REQUIREMENT - From the very first line of the data to the line containing "import seaborn as sns", retype everything exactly, leaving the pictures behind.

═════ STORED DATA ═════

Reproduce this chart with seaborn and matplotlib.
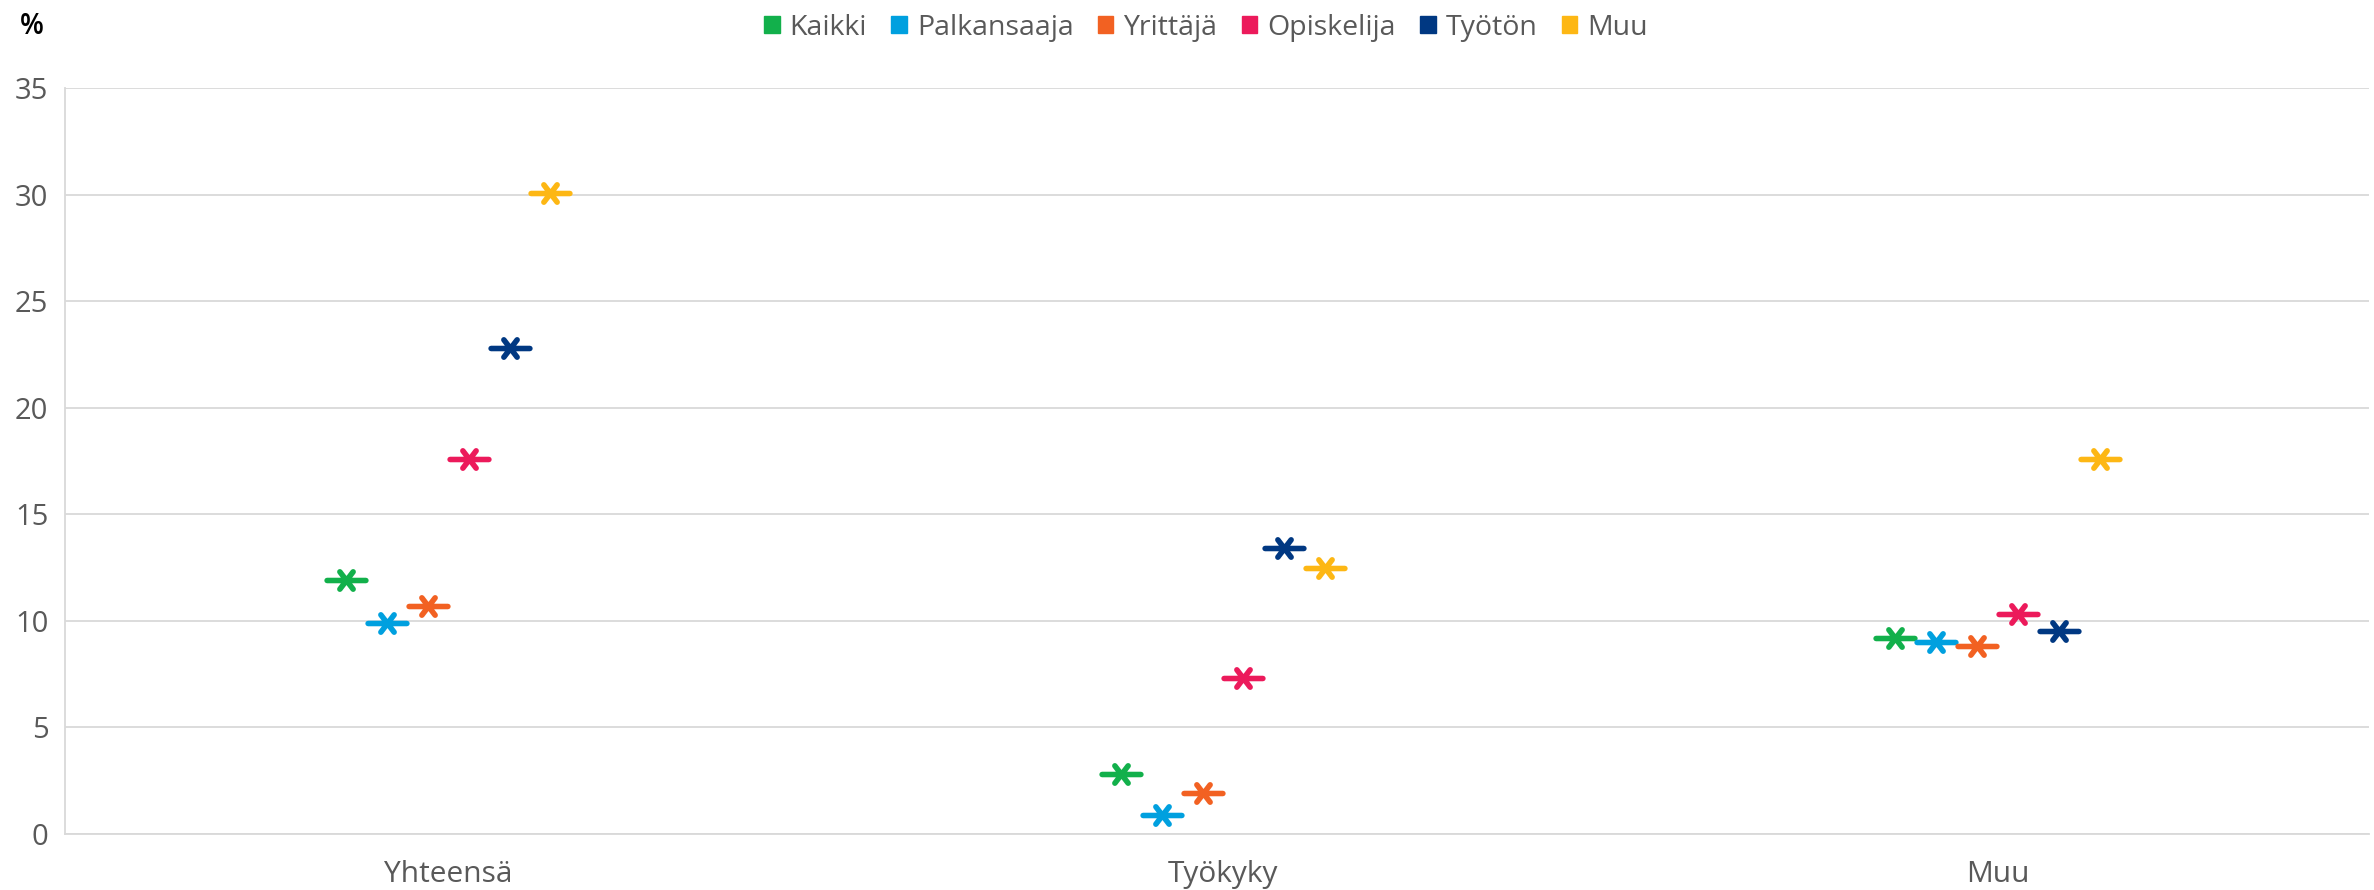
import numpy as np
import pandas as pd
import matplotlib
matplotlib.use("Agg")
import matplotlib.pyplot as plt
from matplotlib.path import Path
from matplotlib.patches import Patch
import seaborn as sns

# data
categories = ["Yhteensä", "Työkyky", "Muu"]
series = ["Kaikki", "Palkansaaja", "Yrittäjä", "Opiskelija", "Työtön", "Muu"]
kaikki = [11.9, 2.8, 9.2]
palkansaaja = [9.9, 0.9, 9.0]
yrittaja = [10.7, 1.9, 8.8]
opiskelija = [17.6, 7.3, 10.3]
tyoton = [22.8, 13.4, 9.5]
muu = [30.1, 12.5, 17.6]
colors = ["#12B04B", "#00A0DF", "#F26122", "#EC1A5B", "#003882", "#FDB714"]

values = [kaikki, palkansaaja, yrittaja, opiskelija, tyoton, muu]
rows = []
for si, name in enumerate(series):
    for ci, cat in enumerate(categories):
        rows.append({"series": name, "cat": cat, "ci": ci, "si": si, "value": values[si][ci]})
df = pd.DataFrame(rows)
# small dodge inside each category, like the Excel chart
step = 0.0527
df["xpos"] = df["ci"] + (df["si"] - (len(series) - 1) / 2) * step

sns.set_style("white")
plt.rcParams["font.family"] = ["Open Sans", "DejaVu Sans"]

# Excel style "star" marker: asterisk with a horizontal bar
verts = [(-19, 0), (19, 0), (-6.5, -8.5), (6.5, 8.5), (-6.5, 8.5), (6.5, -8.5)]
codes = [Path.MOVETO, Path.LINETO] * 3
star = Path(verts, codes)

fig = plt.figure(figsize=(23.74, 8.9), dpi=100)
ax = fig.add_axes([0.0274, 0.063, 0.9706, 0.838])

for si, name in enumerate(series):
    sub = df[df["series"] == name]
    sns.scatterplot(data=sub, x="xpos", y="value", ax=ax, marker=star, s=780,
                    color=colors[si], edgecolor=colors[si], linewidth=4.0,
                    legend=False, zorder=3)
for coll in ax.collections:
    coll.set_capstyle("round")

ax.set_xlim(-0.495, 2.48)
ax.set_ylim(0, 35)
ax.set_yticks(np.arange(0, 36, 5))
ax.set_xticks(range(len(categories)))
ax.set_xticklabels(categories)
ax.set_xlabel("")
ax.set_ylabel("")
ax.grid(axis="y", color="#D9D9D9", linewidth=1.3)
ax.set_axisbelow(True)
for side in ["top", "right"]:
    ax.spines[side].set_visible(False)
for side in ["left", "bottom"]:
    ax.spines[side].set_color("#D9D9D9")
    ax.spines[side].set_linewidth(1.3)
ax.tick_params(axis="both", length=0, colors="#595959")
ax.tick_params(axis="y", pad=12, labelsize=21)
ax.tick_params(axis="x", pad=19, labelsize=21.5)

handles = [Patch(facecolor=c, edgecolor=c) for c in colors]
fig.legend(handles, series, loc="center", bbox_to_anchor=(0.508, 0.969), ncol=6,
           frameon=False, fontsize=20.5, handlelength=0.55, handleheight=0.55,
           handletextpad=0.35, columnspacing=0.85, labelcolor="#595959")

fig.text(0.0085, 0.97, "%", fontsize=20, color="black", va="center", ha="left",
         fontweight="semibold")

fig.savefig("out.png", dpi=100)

═════

THE RESPONSE -
Reproduce this chart with seaborn and matplotlib.
import numpy as np
import pandas as pd
import matplotlib
matplotlib.use("Agg")
import matplotlib.pyplot as plt
from matplotlib.path import Path
from matplotlib.patches import Patch
import seaborn as sns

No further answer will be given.